*Problem statement*.
Copy every line of the material below word for word.

** START Recorded data **

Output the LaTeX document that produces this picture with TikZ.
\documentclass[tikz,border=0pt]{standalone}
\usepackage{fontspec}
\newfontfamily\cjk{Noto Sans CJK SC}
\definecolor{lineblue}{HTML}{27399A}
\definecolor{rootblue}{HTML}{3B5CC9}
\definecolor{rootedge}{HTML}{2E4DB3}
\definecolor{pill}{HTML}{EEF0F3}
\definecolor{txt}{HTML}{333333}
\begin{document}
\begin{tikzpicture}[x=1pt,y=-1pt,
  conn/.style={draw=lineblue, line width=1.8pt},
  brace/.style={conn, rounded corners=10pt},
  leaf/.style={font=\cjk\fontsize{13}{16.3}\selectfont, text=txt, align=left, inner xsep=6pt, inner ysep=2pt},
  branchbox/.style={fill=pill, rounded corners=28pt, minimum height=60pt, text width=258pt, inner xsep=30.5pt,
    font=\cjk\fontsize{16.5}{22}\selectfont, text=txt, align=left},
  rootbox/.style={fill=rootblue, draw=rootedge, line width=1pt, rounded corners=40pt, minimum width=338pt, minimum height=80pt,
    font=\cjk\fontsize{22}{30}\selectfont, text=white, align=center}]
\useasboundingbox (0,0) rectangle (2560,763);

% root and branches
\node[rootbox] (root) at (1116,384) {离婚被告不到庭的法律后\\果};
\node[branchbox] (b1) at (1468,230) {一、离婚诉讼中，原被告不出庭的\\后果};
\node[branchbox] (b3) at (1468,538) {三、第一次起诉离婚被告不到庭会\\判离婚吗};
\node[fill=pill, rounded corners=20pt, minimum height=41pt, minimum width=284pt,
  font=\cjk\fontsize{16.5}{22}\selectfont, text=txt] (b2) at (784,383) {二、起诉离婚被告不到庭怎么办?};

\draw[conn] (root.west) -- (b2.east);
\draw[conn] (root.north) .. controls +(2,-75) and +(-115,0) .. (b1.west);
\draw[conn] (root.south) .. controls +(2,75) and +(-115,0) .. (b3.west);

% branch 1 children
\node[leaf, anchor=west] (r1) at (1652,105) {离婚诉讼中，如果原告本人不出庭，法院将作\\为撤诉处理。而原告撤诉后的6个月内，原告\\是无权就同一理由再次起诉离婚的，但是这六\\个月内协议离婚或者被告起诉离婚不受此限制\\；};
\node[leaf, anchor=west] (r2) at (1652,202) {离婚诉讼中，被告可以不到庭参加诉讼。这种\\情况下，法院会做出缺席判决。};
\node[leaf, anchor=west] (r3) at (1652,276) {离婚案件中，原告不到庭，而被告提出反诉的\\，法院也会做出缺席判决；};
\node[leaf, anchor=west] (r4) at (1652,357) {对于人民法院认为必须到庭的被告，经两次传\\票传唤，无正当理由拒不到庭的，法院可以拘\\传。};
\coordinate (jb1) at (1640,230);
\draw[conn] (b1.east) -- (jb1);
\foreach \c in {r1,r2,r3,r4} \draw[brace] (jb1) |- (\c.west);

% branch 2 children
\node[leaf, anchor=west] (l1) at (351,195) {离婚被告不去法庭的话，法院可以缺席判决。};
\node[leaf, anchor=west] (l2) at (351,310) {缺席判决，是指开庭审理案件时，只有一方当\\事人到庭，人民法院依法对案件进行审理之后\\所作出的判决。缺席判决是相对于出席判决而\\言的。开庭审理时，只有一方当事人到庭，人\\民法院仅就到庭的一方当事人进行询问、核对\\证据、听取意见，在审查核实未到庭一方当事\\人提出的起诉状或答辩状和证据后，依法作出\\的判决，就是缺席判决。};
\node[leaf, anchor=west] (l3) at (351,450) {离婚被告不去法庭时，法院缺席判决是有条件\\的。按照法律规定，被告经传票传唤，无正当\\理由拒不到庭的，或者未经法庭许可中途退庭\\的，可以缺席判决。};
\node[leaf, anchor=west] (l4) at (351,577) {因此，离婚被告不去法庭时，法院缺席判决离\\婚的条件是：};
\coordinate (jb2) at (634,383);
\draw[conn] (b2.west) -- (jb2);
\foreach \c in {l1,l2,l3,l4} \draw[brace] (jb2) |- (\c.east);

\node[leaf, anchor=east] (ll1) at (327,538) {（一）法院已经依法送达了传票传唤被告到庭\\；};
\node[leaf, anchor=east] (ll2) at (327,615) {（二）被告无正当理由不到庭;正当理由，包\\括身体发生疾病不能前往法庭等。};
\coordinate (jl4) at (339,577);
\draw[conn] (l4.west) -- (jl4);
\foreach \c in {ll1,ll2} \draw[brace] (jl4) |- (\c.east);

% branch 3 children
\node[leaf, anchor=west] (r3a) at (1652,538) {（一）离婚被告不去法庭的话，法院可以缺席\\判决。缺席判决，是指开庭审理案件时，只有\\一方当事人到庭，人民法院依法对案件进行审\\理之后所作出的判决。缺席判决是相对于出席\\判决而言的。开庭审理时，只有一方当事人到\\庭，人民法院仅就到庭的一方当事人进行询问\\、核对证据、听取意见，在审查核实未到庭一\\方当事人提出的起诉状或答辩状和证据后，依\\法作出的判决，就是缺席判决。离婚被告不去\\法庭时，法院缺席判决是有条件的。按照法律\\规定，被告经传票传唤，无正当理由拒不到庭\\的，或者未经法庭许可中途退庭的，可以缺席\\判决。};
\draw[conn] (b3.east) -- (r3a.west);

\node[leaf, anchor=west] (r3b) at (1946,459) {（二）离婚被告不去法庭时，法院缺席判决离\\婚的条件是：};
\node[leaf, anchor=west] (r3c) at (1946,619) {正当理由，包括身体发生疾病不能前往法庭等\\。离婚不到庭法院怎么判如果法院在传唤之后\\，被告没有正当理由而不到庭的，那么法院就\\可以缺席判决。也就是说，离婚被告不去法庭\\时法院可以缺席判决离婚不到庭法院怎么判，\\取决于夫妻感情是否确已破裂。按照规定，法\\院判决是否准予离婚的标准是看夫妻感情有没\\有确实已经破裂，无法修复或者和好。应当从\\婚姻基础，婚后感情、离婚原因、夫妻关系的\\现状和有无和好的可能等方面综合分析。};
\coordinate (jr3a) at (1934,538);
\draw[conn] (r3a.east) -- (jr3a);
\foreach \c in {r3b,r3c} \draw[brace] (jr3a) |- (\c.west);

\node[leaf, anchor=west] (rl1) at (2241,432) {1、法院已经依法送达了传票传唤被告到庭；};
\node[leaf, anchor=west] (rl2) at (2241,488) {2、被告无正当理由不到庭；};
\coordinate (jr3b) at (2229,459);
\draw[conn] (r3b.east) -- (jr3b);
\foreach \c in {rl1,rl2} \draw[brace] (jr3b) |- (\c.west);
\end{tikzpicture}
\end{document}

** END Recorded data **

*Response to the exercise*.
Output the LaTeX document that produces this picture with TikZ.
\documentclass[tikz,border=0pt]{standalone}
\usepackage{fontspec}
\newfontfamily\cjk{Noto Sans CJK SC}
\definecolor{lineblue}{HTML}{27399A}
\definecolor{rootblue}{HTML}{3B5CC9}
\definecolor{rootedge}{HTML}{2E4DB3}
\definecolor{pill}{HTML}{EEF0F3}
\definecolor{txt}{HTML}{333333}
\begin{document}
\begin{tikzpicture}[x=1pt,y=-1pt,
  conn/.style={draw=lineblue, line width=1.8pt},
  brace/.style={conn, rounded corners=10pt},
  leaf/.style={font=\cjk\fontsize{13}{16.3}\selectfont, text=txt, align=left, inner xsep=6pt, inner ysep=2pt},
  branchbox/.style={fill=pill, rounded corners=28pt, minimum height=60pt, text width=258pt, inner xsep=30.5pt,
    font=\cjk\fontsize{16.5}{22}\selectfont, text=txt, align=left},
  rootbox/.style={fill=rootblue, draw=rootedge, line width=1pt, rounded corners=40pt, minimum width=338pt, minimum height=80pt,
    font=\cjk\fontsize{22}{30}\selectfont, text=white, align=center}]
\useasboundingbox (0,0) rectangle (2560,763);

% root and branches
\node[rootbox] (root) at (1116,384) {离婚被告不到庭的法律后\\果};
\node[branchbox] (b1) at (1468,230) {一、离婚诉讼中，原被告不出庭的\\后果};
\node[branchbox] (b3) at (1468,538) {三、第一次起诉离婚被告不到庭会\\判离婚吗};
\node[fill=pill, rounded corners=20pt, minimum height=41pt, minimum width=284pt,
  font=\cjk\fontsize{16.5}{22}\selectfont, text=txt] (b2) at (784,383) {二、起诉离婚被告不到庭怎么办?};

\draw[conn] (root.west) -- (b2.east);
\draw[conn] (root.north) .. controls +(2,-75) and +(-115,0) .. (b1.west);
\draw[conn] (root.south) .. controls +(2,75) and +(-115,0) .. (b3.west);

% branch 1 children
\node[leaf, anchor=west] (r1) at (1652,105) {离婚诉讼中，如果原告本人不出庭，法院将作\\为撤诉处理。而原告撤诉后的6个月内，原告\\是无权就同一理由再次起诉离婚的，但是这六\\个月内协议离婚或者被告起诉离婚不受此限制\\；};
\node[leaf, anchor=west] (r2) at (1652,202) {离婚诉讼中，被告可以不到庭参加诉讼。这种\\情况下，法院会做出缺席判决。};
\node[leaf, anchor=west] (r3) at (1652,276) {离婚案件中，原告不到庭，而被告提出反诉的\\，法院也会做出缺席判决；};
\node[leaf, anchor=west] (r4) at (1652,357) {对于人民法院认为必须到庭的被告，经两次传\\票传唤，无正当理由拒不到庭的，法院可以拘\\传。};
\coordinate (jb1) at (1640,230);
\draw[conn] (b1.east) -- (jb1);
\foreach \c in {r1,r2,r3,r4} \draw[brace] (jb1) |- (\c.west);

% branch 2 children
\node[leaf, anchor=west] (l1) at (351,195) {离婚被告不去法庭的话，法院可以缺席判决。};
\node[leaf, anchor=west] (l2) at (351,310) {缺席判决，是指开庭审理案件时，只有一方当\\事人到庭，人民法院依法对案件进行审理之后\\所作出的判决。缺席判决是相对于出席判决而\\言的。开庭审理时，只有一方当事人到庭，人\\民法院仅就到庭的一方当事人进行询问、核对\\证据、听取意见，在审查核实未到庭一方当事\\人提出的起诉状或答辩状和证据后，依法作出\\的判决，就是缺席判决。};
\node[leaf, anchor=west] (l3) at (351,450) {离婚被告不去法庭时，法院缺席判决是有条件\\的。按照法律规定，被告经传票传唤，无正当\\理由拒不到庭的，或者未经法庭许可中途退庭\\的，可以缺席判决。};
\node[leaf, anchor=west] (l4) at (351,577) {因此，离婚被告不去法庭时，法院缺席判决离\\婚的条件是：};
\coordinate (jb2) at (634,383);
\draw[conn] (b2.west) -- (jb2);
\foreach \c in {l1,l2,l3,l4} \draw[brace] (jb2) |- (\c.east);

\node[leaf, anchor=east] (ll1) at (327,538) {（一）法院已经依法送达了传票传唤被告到庭\\；};
\node[leaf, anchor=east] (ll2) at (327,615) {（二）被告无正当理由不到庭;正当理由，包\\括身体发生疾病不能前往法庭等。};
\coordinate (jl4) at (339,577);
\draw[conn] (l4.west) -- (jl4);
\foreach \c in {ll1,ll2} \draw[brace] (jl4) |- (\c.east);

% branch 3 children
\node[leaf, anchor=west] (r3a) at (1652,538) {（一）离婚被告不去法庭的话，法院可以缺席\\判决。缺席判决，是指开庭审理案件时，只有\\一方当事人到庭，人民法院依法对案件进行审\\理之后所作出的判决。缺席判决是相对于出席\\判决而言的。开庭审理时，只有一方当事人到\\庭，人民法院仅就到庭的一方当事人进行询问\\、核对证据、听取意见，在审查核实未到庭一\\方当事人提出的起诉状或答辩状和证据后，依\\法作出的判决，就是缺席判决。离婚被告不去\\法庭时，法院缺席判决是有条件的。按照法律\\规定，被告经传票传唤，无正当理由拒不到庭\\的，或者未经法庭许可中途退庭的，可以缺席\\判决。};
\draw[conn] (b3.east) -- (r3a.west);

\node[leaf, anchor=west] (r3b) at (1946,459) {（二）离婚被告不去法庭时，法院缺席判决离\\婚的条件是：};
\node[leaf, anchor=west] (r3c) at (1946,619) {正当理由，包括身体发生疾病不能前往法庭等\\。离婚不到庭法院怎么判如果法院在传唤之后\\，被告没有正当理由而不到庭的，那么法院就\\可以缺席判决。也就是说，离婚被告不去法庭\\时法院可以缺席判决离婚不到庭法院怎么判，\\取决于夫妻感情是否确已破裂。按照规定，法\\院判决是否准予离婚的标准是看夫妻感情有没\\有确实已经破裂，无法修复或者和好。应当从\\婚姻基础，婚后感情、离婚原因、夫妻关系的\\现状和有无和好的可能等方面综合分析。};
\coordinate (jr3a) at (1934,538);
\draw[conn] (r3a.east) -- (jr3a);
\foreach \c in {r3b,r3c} \draw[brace] (jr3a) |- (\c.west);

\node[leaf, anchor=west] (rl1) at (2241,432) {1、法院已经依法送达了传票传唤被告到庭；};
\node[leaf, anchor=west] (rl2) at (2241,488) {2、被告无正当理由不到庭；};
\coordinate (jr3b) at (2229,459);
\draw[conn] (r3b.east) -- (jr3b);
\foreach \c in {rl1,rl2} \draw[brace] (jr3b) |- (\c.west);
\end{tikzpicture}
\end{document}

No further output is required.